## Objective
Which lines hold the word "this"? Copy each of them from the material.

(Dataset records)
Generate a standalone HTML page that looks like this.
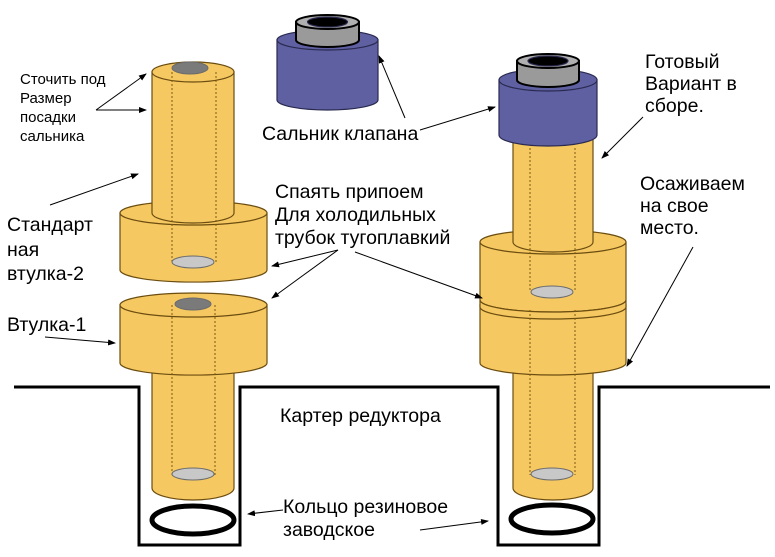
<!DOCTYPE html>
<html><head><meta charset="utf-8"><style>
html,body{margin:0;padding:0;background:#fff}
svg{display:block}
text{font-family:"Liberation Sans",Arial,sans-serif;fill:#000}
</style></head><body>
<svg width="775" height="557" viewBox="0 0 775 557" xmlns="http://www.w3.org/2000/svg">
<defs>
<marker id="a" markerWidth="8" markerHeight="6" refX="7" refY="3" orient="auto" markerUnits="userSpaceOnUse"><path d="M0,0 L8,3 L0,6 Z" fill="#000"/></marker>
</defs>
<g stroke="#6b4d10" stroke-width="1.2" fill="#f6c862">
<path d="M120,213 L120,270 A73,12 0 0 0 267,270 L267,213 Z"/>
<ellipse cx="193.5" cy="213" rx="73.5" ry="12"/>
<path d="M152,72 L152,213 A41,10 0 0 0 234,213 L234,72 Z"/>
<ellipse cx="193" cy="72" rx="41" ry="10"/>
<path d="M152,360 L152,488 A41,12 0 0 0 234,488 L234,360 Z"/>
<path d="M120,305 L120,363 A73,12 0 0 0 267,363 L267,305 Z"/>
<ellipse cx="193.5" cy="305" rx="73.5" ry="12"/>
<path d="M513,360 L513,488 A40,12 0 0 0 593,488 L593,360 Z"/>
<path d="M480,305 L480,363 A73,12 0 0 0 626,363 L626,305 Z"/>
<path d="M480,242 L480,300 A73,12 0 0 0 626,300 L626,242 Z"/>
<path d="M480,300 A73,12 0 0 0 626,300 L626,307 A73,12 0 0 1 480,307 Z" fill="#f6c862"/>
<ellipse cx="553" cy="242" rx="73" ry="12"/>
<path d="M513,135 L513,242 A40,10 0 0 0 593,242 L593,135 Z"/>
</g>
<g stroke="#7a5a10" stroke-width="1" stroke-dasharray="2,2" fill="none">
<line x1="172" y1="72" x2="172" y2="262"/><line x1="216" y1="72" x2="216" y2="262"/>
<line x1="172" y1="305" x2="172" y2="475"/><line x1="215" y1="305" x2="215" y2="475"/>
<line x1="530" y1="148" x2="530" y2="292"/><line x1="575" y1="148" x2="575" y2="292"/>
<line x1="530" y1="310" x2="530" y2="475"/><line x1="575" y1="310" x2="575" y2="475"/>
</g>
<g stroke="#6b6b6b" stroke-width="1">
<ellipse cx="190" cy="68" rx="18" ry="6" fill="#7a7a7a"/>
<ellipse cx="193" cy="262" rx="21" ry="6" fill="#c8c8c8"/>
<ellipse cx="193" cy="304" rx="18" ry="6" fill="#7a7a7a"/>
<ellipse cx="193" cy="474" rx="21" ry="6" fill="#c8c8c8"/>
<ellipse cx="552" cy="292" rx="21" ry="6" fill="#c8c8c8"/>
<ellipse cx="552" cy="474" rx="21" ry="6" fill="#c8c8c8"/>
</g>
<g stroke="#2a2a50" stroke-width="1.2">
<path d="M277,40 L277,100 A50.5,10 0 0 0 378,100 L378,40 Z" fill="#5e60a2"/>
<ellipse cx="327.5" cy="40" rx="50.5" ry="10" fill="#5e60a2"/>
<path d="M296,22 L296,40 A31.5,7 0 0 0 359,40 L359,22 Z" fill="#9a9a9a" stroke="#000" stroke-width="2"/>
<ellipse cx="327.5" cy="22" rx="31.5" ry="7" fill="#b0b0b0" stroke="#000" stroke-width="2"/>
<ellipse cx="327.5" cy="22" rx="20" ry="5" fill="#000"/>
<path d="M499,80 L499,135 A49,11 0 0 0 597,135 L597,80 Z" fill="#5e60a2"/>
<ellipse cx="548" cy="80" rx="49" ry="11" fill="#5e60a2"/>
<path d="M517,61 L517,80 A31,7 0 0 0 579,80 L579,61 Z" fill="#9a9a9a" stroke="#000" stroke-width="2"/>
<ellipse cx="548" cy="61" rx="31" ry="7" fill="#b0b0b0" stroke="#000" stroke-width="2"/>
<ellipse cx="548" cy="61" rx="20" ry="5" fill="#000"/>
</g>
<path d="M14,387 L139,387 L139,545 L240,545 L240,387 L498,387 L498,545 L599,545 L599,387 L770,387" fill="none" stroke="#000" stroke-width="3"/>
<ellipse cx="193" cy="520" rx="41" ry="14" fill="none" stroke="#000" stroke-width="5"/>
<ellipse cx="552" cy="519" rx="41" ry="14" fill="none" stroke="#000" stroke-width="5"/>
<g stroke="#000" stroke-width="1" marker-end="url(#a)">
<line x1="96" y1="110" x2="146" y2="74"/>
<line x1="96" y1="110" x2="146" y2="110"/>
<line x1="50" y1="205" x2="138" y2="174"/>
<line x1="45" y1="337" x2="115" y2="343"/>
<line x1="405" y1="118" x2="379" y2="56"/>
<line x1="420" y1="130" x2="495" y2="107"/>
<line x1="643" y1="117" x2="602" y2="158"/>
<line x1="693" y1="247" x2="627" y2="366"/>
<line x1="338" y1="250" x2="272" y2="266"/>
<line x1="338" y1="250" x2="272" y2="298"/>
<line x1="355" y1="252" x2="482" y2="298"/>
<line x1="283" y1="510" x2="248" y2="514"/>
<line x1="420" y1="530" x2="488" y2="521"/>
</g>
<g font-size="15">
<text x="20" y="84">Сточить под</text>
<text x="20" y="103">Размер</text>
<text x="20" y="122">посадки</text>
<text x="20" y="141">сальника</text>
</g>
<g font-size="19.5">
<text x="7" y="231">Стандарт</text>
<text x="7" y="256">ная</text>
<text x="7" y="280">втулка-2</text>
<text x="7" y="331">Втулка-1</text>
<text x="262" y="140">Сальник клапана</text>
<text x="275" y="198">Спаять припоем</text>
<text x="275" y="221">Для холодильных</text>
<text x="275" y="244">трубок тугоплавкий</text>
<text x="645" y="68">Готовый</text>
<text x="645" y="90">Вариант в</text>
<text x="645" y="112">сборе.</text>
<text x="640" y="190">Осаживаем</text>
<text x="640" y="212">на свое</text>
<text x="640" y="234">место.</text>
<text x="280" y="422">Картер редуктора</text>
<text x="283" y="513">Кольцо резиновое</text>
<text x="283" y="536">заводское</text>
</g>
</svg>
</body></html>
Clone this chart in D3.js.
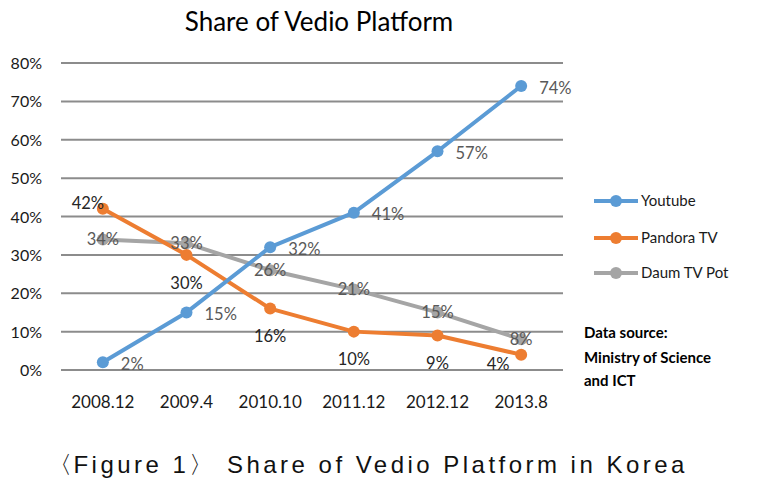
<!DOCTYPE html>
<html><head><meta charset="utf-8">
<script src="https://cdn.jsdelivr.net/npm/d3@7/dist/d3.min.js"></script>
<style>body{margin:0;background:#fff}</style>
</head><body>
<svg id="c" width="760" height="480"></svg>
<script>
const categories = ["2008.12","2009.4","2010.10","2011.12","2012.12","2013.8"];
const youtube = [2,15,32,41,57,74];
const pandora = [42,30,16,10,9,4];
const daum = [34,33,26,21,15,8];
const yTicks = [0,10,20,30,40,50,60,70,80];
const seriesNames = ["Youtube","Pandora TV","Daum TV Pot"];

const svg = d3.select("#c");
const font = "Lato, 'Open Sans', sans-serif";
const x = d3.scaleBand().domain(categories).range([61,563]);
const y = d3.scaleLinear().domain([0,80]).range([370,63]);
const cx = c => x(c) + x.bandwidth()/2;

// grid
svg.append("g").selectAll("line").data(yTicks).join("line")
  .attr("x1",61).attr("x2",563).attr("y1",d=>y(d)).attr("y2",d=>y(d))
  .attr("stroke","#8c8c8c").attr("stroke-width",2);
// y labels
const yAxis = d3.axisLeft(y).tickValues(yTicks).tickFormat(d=>d+"%").tickSize(0).tickPadding(0);
const ga = svg.append("g").attr("transform","translate(42,0)").call(yAxis);
ga.select(".domain").remove();
ga.selectAll("text").attr("font-family",font).attr("font-size",16).attr("fill","#1a1a1a").attr("dy","0.35em");
// x labels
const xAxis = d3.axisBottom(x).tickSize(0).tickPadding(0);
const gx = svg.append("g").attr("transform","translate(0,402)").call(xAxis);
gx.select(".domain").remove();
gx.selectAll("text").attr("font-family",font).attr("font-size",17).attr("fill","#1a1a1a").attr("dy","0.35em");

const colors = ["#5B9BD5","#ED7D31","#A5A5A5"];
const allSeries = [youtube,pandora,daum];
const line = d3.line().x((d,i)=>cx(categories[i])).y(d=>y(d));
[2,1,0].forEach(s=>{
  svg.append("path").datum(allSeries[s]).attr("d",line).attr("fill","none")
    .attr("stroke",colors[s]).attr("stroke-width",4).attr("stroke-linejoin","round");
  svg.append("g").selectAll("circle").data(allSeries[s]).join("circle")
    .attr("cx",(d,i)=>cx(categories[i])).attr("cy",d=>y(d)).attr("r",6).attr("fill",colors[s]);
});

// labels
const lblFont = 16.5;
function lab(s, fn, fill){
  svg.append("g").selectAll("text").data(allSeries[s]).join("text")
    .each(function(d,i){
      const o = fn(d,i);
      d3.select(this).attr("x",cx(categories[i])+o[0]).attr("y",y(d)+o[1])
        .attr("text-anchor",o[2]).attr("dy","0.35em");
    })
    .attr("font-family",font).attr("font-size",lblFont).attr("fill",fill)
    .text(d=>d+"%");
}
lab(2,(d,i)=>[0,0,"middle"],"#595959");
lab(1,(d,i)=> i===0 ? [-15,-6,"middle"] : (i===5 ? [-23,10,"middle"] : [0,28,"middle"]),"#262626");
lab(0,(d,i)=>[18,2,"start"],"#595959");

// title
svg.append("text").attr("x",319).attr("y",31).attr("text-anchor","middle")
  .attr("font-family",font).attr("font-size",26).attr("fill","#000").text("Share of Vedio Platform");

// legend
const lg = svg.append("g");
seriesNames.forEach((n,i)=>{
  const yy = [201,238,273][i];
  lg.append("line").attr("x1",594).attr("x2",638).attr("y1",yy).attr("y2",yy).attr("stroke",colors[i]).attr("stroke-width",4);
  lg.append("circle").attr("cx",616).attr("cy",yy).attr("r",6).attr("fill",colors[i]);
  lg.append("text").attr("x",641).attr("y",yy).attr("dy","0.35em").attr("font-family",font)
    .attr("font-size",15).attr("fill","#1a1a1a").text(n);
});
// data source
["Data source:","Ministry of Science","and ICT"].forEach((t,i)=>{
  svg.append("text").attr("x",584).attr("y",[333,358,381][i]).attr("dy","0.35em")
    .attr("font-family",font).attr("font-weight","bold").attr("font-size",15).attr("fill","#000").text(t);
});
// caption: the full original string, with the space after the closing bracket kept
const cap = svg.append("text").attr("x",48).attr("y",473)
  .attr("font-family","'Liberation Sans', Arial, sans-serif").attr("font-size",24).attr("fill","#111");
cap.append("tspan").text("〈");
cap.append("tspan").attr("dx",-2).text("Figure 1");
cap.append("tspan").text("〉 ");
cap.append("tspan").text("Share of Vedio Platform in Korea");
const nChars = "〈Figure 1〉 Share of Vedio Platform in Korea".length;
const w0 = cap.node().getBBox().width;
const ls = (637 - w0) / (nChars - 1);
cap.attr("letter-spacing", ls);
</script>
</body></html>
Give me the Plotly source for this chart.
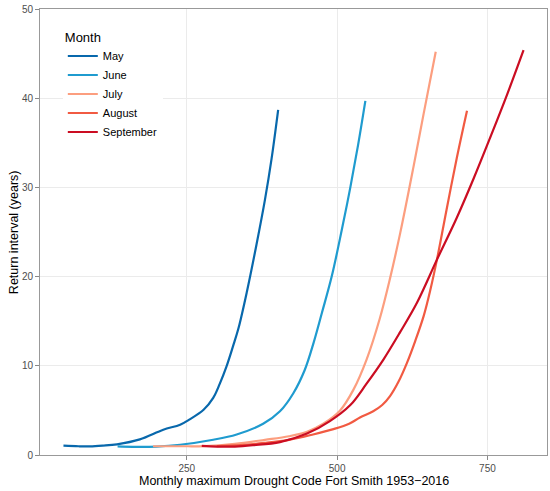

## Result of the exercise
Generate a standalone HTML page that looks like this.
Clone this chart in D3.js.
      d3.select(this).attr("x",cx(categories[i])+o[0]).attr("y",y(d)+o[1])
Give me the Plotly source for this chart.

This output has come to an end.